I've been using wikis in the classes that I teach. I set up a simple wiki with a link from the main page to pages for a class roster, syllabus, list of assignments, and topics to discuss in class. The students' first assignment is to add their names to the class roster and then create a link to their own page that they create. I know after this assignment that they understand the basic mechanics of the wiki.
During the first actual programming assignment, the students posted questions about the assignment. Some weren't clear on what was being asked, some weren't clear on grading issues, some had ideas for implementation they wanted to discuss, and some wanted to suggest changes to the requirements for the assignment. Each time I logged on, I would click on RecentChanges, and I could see which pages had changed or been added since I last logged on. I could track and participate in the discussion.
One of the requested changes to the assignment specification struck a chord with the students. I added a survey to the page where I asked them to vote, and I promised that if 12 of the 18 students voted by 5:00 pm the next day we would go with the majority opinion. The voting mechanism was simple. The students edited the page and replaced the current vote with one more in the column that they supported. Of course, I had to trust them. One student could have added 10 to the side he or she supported. In talking to the class afterwards, I found this didn't happen. The vote was honest (14 for, 0 against), and the wiki had allowed me to run this vote without any perl scripts or other programming required.
The technical aspect of setting up your own wiki is not much work. There are perl scripts provided to assist you. You can also use one of the other forms of wiki. For example, the swiki is a Squeak-based wiki. You can find out more about swikis -- to see one in action, visit the Swiki + Comanche site at Georgia Tech.
You can choose to password sites or to leave them wide open. In a way, the less security you put on a site, the less payoff there is to a hacker seeking to do damage.
To see more about creating and running a wiki you can read the book by Bo Leuf and Wiki inventor Ward Cunningham called The Wiki Way (Addison-Wesley, 2001), visit the companion web site, or visit the big wiki. Although The Wiki Way is full of interesting ideas and good advice, the companion CD has formatting errors. You can download the corrected source from the companion (wiki.org) web site. The book also provides insights into how to use wikis effectively.
You should consider the purpose of your wiki and the size of your target audience. This will help you make decisions about whether to require registration, how to bring visitors back when new content is available, whether you're concerned with generating a critical mass of content, and other meta-issues.

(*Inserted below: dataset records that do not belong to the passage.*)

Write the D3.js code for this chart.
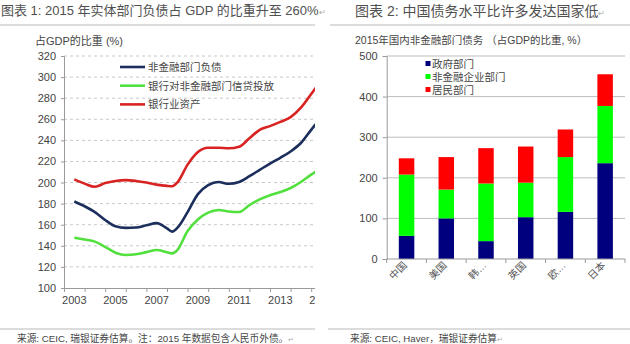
<!DOCTYPE html>
<html>
<head>
<meta charset="utf-8">
<script src="https://cdn.jsdelivr.net/npm/d3@7/dist/d3.min.js"></script>
<style>
  html, body { margin: 0; padding: 0; background: #fff; }
  svg { display: block; font-family: "Liberation Sans", Arial, "Noto Sans CJK SC", sans-serif; }
</style>
</head>
<body>
<svg id="chart" width="630" height="344"></svg>
<script>
// ---------- Data: chart 1 ----------
const years = [2003, 2003.5, 2004, 2004.5, 2005, 2005.5, 2006, 2006.5, 2007, 2007.5, 2007.75,
               2008, 2008.5, 2009, 2009.5, 2010, 2010.5, 2011, 2011.5, 2012, 2012.5, 2013,
               2013.5, 2014, 2014.5, 2015];
const nonFinDebt = [182, 177.5, 172, 164.5, 158.5, 157, 157.3, 159.5, 161.5, 156.5, 153.5,
                    157, 172, 189, 197.5, 200.5, 198.8, 200.5, 206, 212, 218, 223.5,
                    229.5, 237.5, 250, 262];
const bankCredit = [147.7, 146, 144, 139, 133.5, 131.3, 132, 134, 136, 134, 132.8,
                    136, 154, 165, 171.5, 174, 172.5, 172, 178.5, 184, 188, 191,
                    194.8, 200.5, 207.5, 214];
const bankAssets = [203, 199, 196, 199.5, 201.5, 202.3, 201.5, 200, 198, 196.8, 196.5,
                    200, 217, 229, 233, 233, 232.5, 234, 242, 250, 253.5, 257.5,
                    262, 271, 284, 297];
const lineNames = ["非金融部门负债", "银行对非金融部门信贷投放", "银行业资产"];
const lineColors = ["#1b2e5c", "#52e03e", "#d92323"];
const yTicks1 = [100, 120, 140, 160, 180, 200, 220, 240, 260, 280, 300, 320];
const xLabels1 = [2003, 2005, 2007, 2009, 2011, 2013, 2015];

// ---------- Data: chart 2 ----------
const countries = ["中国", "美国", "韩…", "英国", "欧…", "日本"];
const government = [57, 100, 44, 103, 116, 236];
const corporate = [151, 71, 142, 85, 135, 141];
const household = [40, 80, 87, 89, 68, 78];
const stackNames = ["政府部门", "非金融企业部门", "居民部门"];
const stackColors = ["#00007f", "#00ff00", "#ff0000"];
const yTicks2 = [0, 100, 200, 300, 400, 500];

const svg = d3.select("#chart");
const textCol = "#454545";

// ---------- Titles & frame lines ----------
function addTitle(x, y, txt, size) {
  const t = svg.append("text").attr("x", x).attr("y", y)
    .attr("font-size", size).attr("fill", "#505050").text(txt);
  t.append("tspan").attr("font-size", 8).attr("fill", "#aaa").text("↵");
}
addTitle(1, 15, "图表 1: 2015 年实体部门负债占 GDP 的比重升至 260%", 13);
addTitle(355, 16, "图表 2: 中国债务水平比许多发达国家低", 14);

svg.append("line").attr("x1", 0).attr("x2", 315).attr("y1", 25).attr("y2", 25)
  .attr("stroke", "#d0d0d0").attr("stroke-width", 1.5);
svg.append("line").attr("x1", 330).attr("x2", 630).attr("y1", 25).attr("y2", 25)
  .attr("stroke", "#d0d0d0").attr("stroke-width", 1.5);
svg.append("line").attr("x1", 0).attr("x2", 315).attr("y1", 329).attr("y2", 329)
  .attr("stroke", "#d0d0d0").attr("stroke-width", 1.5);
svg.append("line").attr("x1", 328).attr("x2", 630).attr("y1", 329).attr("y2", 329)
  .attr("stroke", "#d0d0d0").attr("stroke-width", 1.5);

const f1 = svg.append("text").attr("x", 17).attr("y", 342).attr("font-size", 9.7)
  .attr("fill", textCol).text("来源: CEIC, 瑞银证券估算。注：2015 年数据包含人民币外债。");
f1.append("tspan").attr("font-size", 7).attr("fill", "#aaa").text("↵");
const f2 = svg.append("text").attr("x", 350).attr("y", 342).attr("font-size", 9.7)
  .attr("fill", textCol).text("来源: CEIC, Haver，瑞银证券估算");
f2.append("tspan").attr("font-size", 7).attr("fill", "#aaa").text("↵");

// ---------- Chart 1 ----------
const x1 = d3.scaleLinear().domain([2002.5, 2015.5]).range([64, 64 + 13 * 20.6]);
const y1 = d3.scaleLinear().domain([100, 320]).range([288, 56]);

svg.append("defs").append("clipPath").attr("id", "clipL")
  .append("rect").attr("x", 0).attr("y", 0).attr("width", 315).attr("height", 344);

const g1 = svg.append("g").attr("clip-path", "url(#clipL)");

svg.append("text").attr("x", 35).attr("y", 45).attr("font-size", 11).attr("fill", textCol)
  .text("占GDP的比重 (%)");

// gridlines
g1.selectAll("line.grid").data(yTicks1.filter(d => d > 100)).join("line")
  .attr("x1", 64).attr("x2", 315)
  .attr("y1", d => y1(d)).attr("y2", d => y1(d))
  .attr("stroke", "#c8c8c8").attr("stroke-dasharray", "3,3").attr("stroke-width", 1);

// y axis
const yAxis1 = d3.axisLeft(y1).tickValues(yTicks1).tickSize(3).tickPadding(5);
const ya1 = g1.append("g").attr("transform", "translate(64,0)").call(yAxis1);
ya1.select(".domain").attr("stroke", "#9a9a9a");
ya1.selectAll(".tick line").attr("stroke", "#9a9a9a");
ya1.selectAll("text").attr("font-size", 11).attr("fill", textCol)
  .attr("font-family", "Liberation Sans, Arial, sans-serif");

// x axis
const boundaries = d3.range(2002.5, 2016, 1);
const xAxis1 = d3.axisBottom(x1).tickValues(boundaries).tickSize(4).tickFormat("");
const xa1 = g1.append("g").attr("transform", "translate(0,288)").call(xAxis1);
xa1.select(".domain").attr("stroke", "#9a9a9a");
xa1.selectAll(".tick line").attr("stroke", "#9a9a9a");
g1.selectAll("text.xl").data(xLabels1).join("text")
  .attr("x", d => x1(d)).attr("y", 304).attr("text-anchor", "middle")
  .attr("font-size", 11).attr("fill", textCol).text(d => d);

// lines
const seriesList = [nonFinDebt, bankCredit, bankAssets];
const lineGen = d3.line().x((d, i) => x1(years[i])).y(d => y1(d)).curve(d3.curveMonotoneX);
seriesList.forEach((s, k) => {
  g1.append("path").datum(s).attr("d", lineGen).attr("fill", "none")
    .attr("stroke", lineColors[k]).attr("stroke-width", 2.6).attr("stroke-linejoin", "round");
});

// legend
lineNames.forEach((n, k) => {
  const yy = 67 + k * 18.7;
  svg.append("line").attr("x1", 120).attr("x2", 145).attr("y1", yy).attr("y2", yy)
    .attr("stroke", lineColors[k]).attr("stroke-width", 2.6);
  svg.append("text").attr("x", 148).attr("y", yy + 3.8).attr("font-size", 10.5)
    .attr("fill", textCol).text(n);
});

// ---------- Chart 2 ----------
const x2 = d3.scaleBand().domain(countries).range([386.7, 625]).paddingInner(0.61).paddingOuter(0.305);
const y2 = d3.scaleLinear().domain([0, 500]).range([259, 56]);

svg.append("text").attr("x", 355).attr("y", 44).attr("font-size", 10.5).attr("fill", textCol)
  .text("2015年国内非金融部门债务 （占GDP的比重, %）");

svg.selectAll("line.grid2").data(yTicks2.filter(d => d > 0)).join("line")
  .attr("x1", 386.7).attr("x2", 625)
  .attr("y1", d => y2(d)).attr("y2", d => y2(d))
  .attr("stroke", "#bdbdbd").attr("stroke-width", 1);

const yAxis2 = d3.axisLeft(y2).tickValues(yTicks2).tickSize(4).tickPadding(5);
const ya2 = svg.append("g").attr("transform", "translate(386.7,0)").call(yAxis2);
ya2.select(".domain").attr("stroke", "#9a9a9a");
ya2.selectAll(".tick line").attr("stroke", "#9a9a9a");
ya2.selectAll("text").attr("font-size", 11).attr("fill", textCol)
  .attr("font-family", "Liberation Sans, Arial, sans-serif");

const stackData = countries.map((c, i) => ({
  country: c, gov: government[i], corp: corporate[i], hh: household[i]
}));
const stack = d3.stack().keys(["gov", "corp", "hh"])(stackData);
svg.append("g").selectAll("g").data(stack).join("g")
  .attr("fill", (d, i) => stackColors[i])
  .selectAll("rect").data(d => d).join("rect")
  .attr("x", d => x2(d.data.country))
  .attr("width", x2.bandwidth())
  .attr("y", d => y2(d[1]))
  .attr("height", d => y2(d[0]) - y2(d[1]));

// x axis chart 2
svg.append("line").attr("x1", 386.7).attr("x2", 625).attr("y1", 259).attr("y2", 259)
  .attr("stroke", "#9a9a9a");
const step = x2.step();
svg.selectAll("line.bt").data(d3.range(countries.length + 1)).join("line")
  .attr("x1", d => 386.7 + d * step).attr("x2", d => 386.7 + d * step)
  .attr("y1", 259).attr("y2", 263).attr("stroke", "#9a9a9a");
svg.selectAll("text.xl2").data(countries).join("text")
  .attr("transform", d => `translate(${x2(d) + x2.bandwidth() / 2 + 1},${266}) rotate(-45)`)
  .attr("text-anchor", "end").attr("font-size", 10).attr("fill", "#555")
  .text(d => d);

// legend chart 2
stackNames.forEach((n, k) => {
  const yy = 64 + k * 13;
  svg.append("rect").attr("x", 425.5).attr("y", yy - 3).attr("width", 5).attr("height", 5)
    .attr("fill", stackColors[k]);
  svg.append("text").attr("x", 432).attr("y", yy + 3.8).attr("font-size", 10.5)
    .attr("fill", textCol).text(n);
});
</script>
</body>
</html>
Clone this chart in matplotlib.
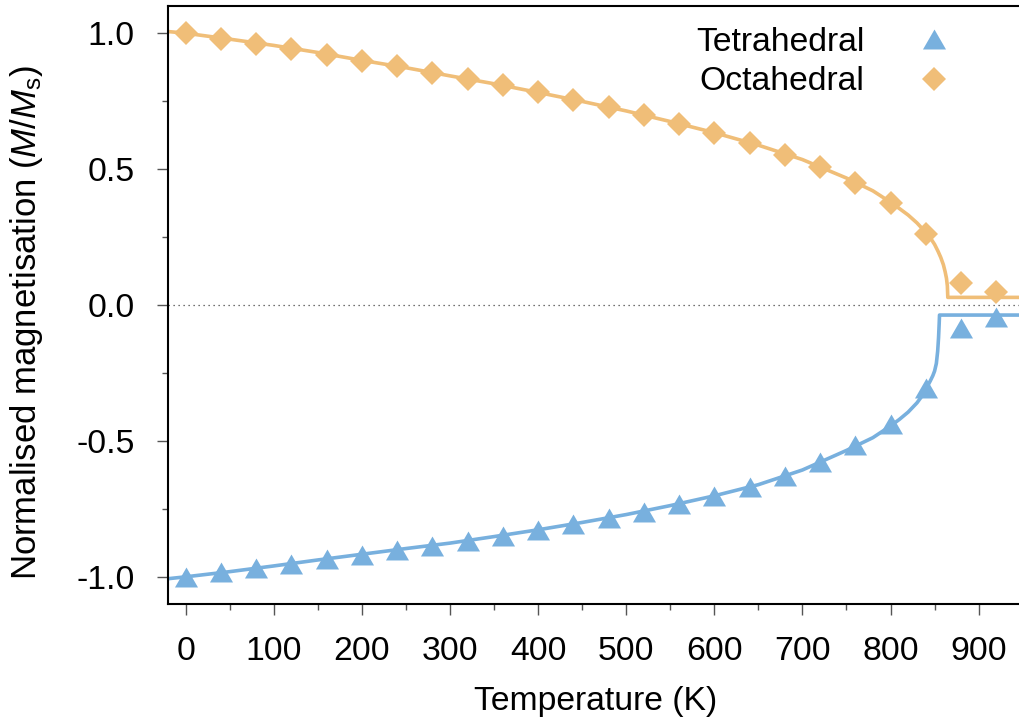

Wikis are an ideal setting for supporting focused projects. For example, if you are working on a grant with one or more collaborators, a wiki is a great forum for evolving your proposal. Similarly, you may need to plan a workshop with others who are separated by distance. As different speakers confirm with different organizers, the program can be shaped. You don't have to wait until an overworked webmaster has time to add the latest information. You can edit any page at any time. A small town or other community may want to use a wiki for announcements. You can take a look for announcements on upcoming talks, concerts, pancake breakfasts, etc. If your dog runs away or you are interested in selling your old bicycle, you can just post a notice. In these types of projects, visitors will return because of their interest in the underlying project. If you are running the wiki in support of your class, just the act of posting relevant announcements and responding to student concerns will be enough motivation for regular participation.
For a less focused community, you need to have a site that is initially growing to attract the participation of people who just stop by. This may require that you add up to four pages a day just to give the site a substantial feel. Some wikis support the feature that visitors can register to be notified of changes to a page or to the site. This encourages the community to visit on a regular basis. The wikis at Math Forum (including our Developers' Area Wiki) support registration -- go to Preferences and fill in the first section. By default you will get e-mail notices of changes to the site. Once the wiki is growing, people will come and people will go. Just as with any other resource, as long as it provides value, it will attract visitors.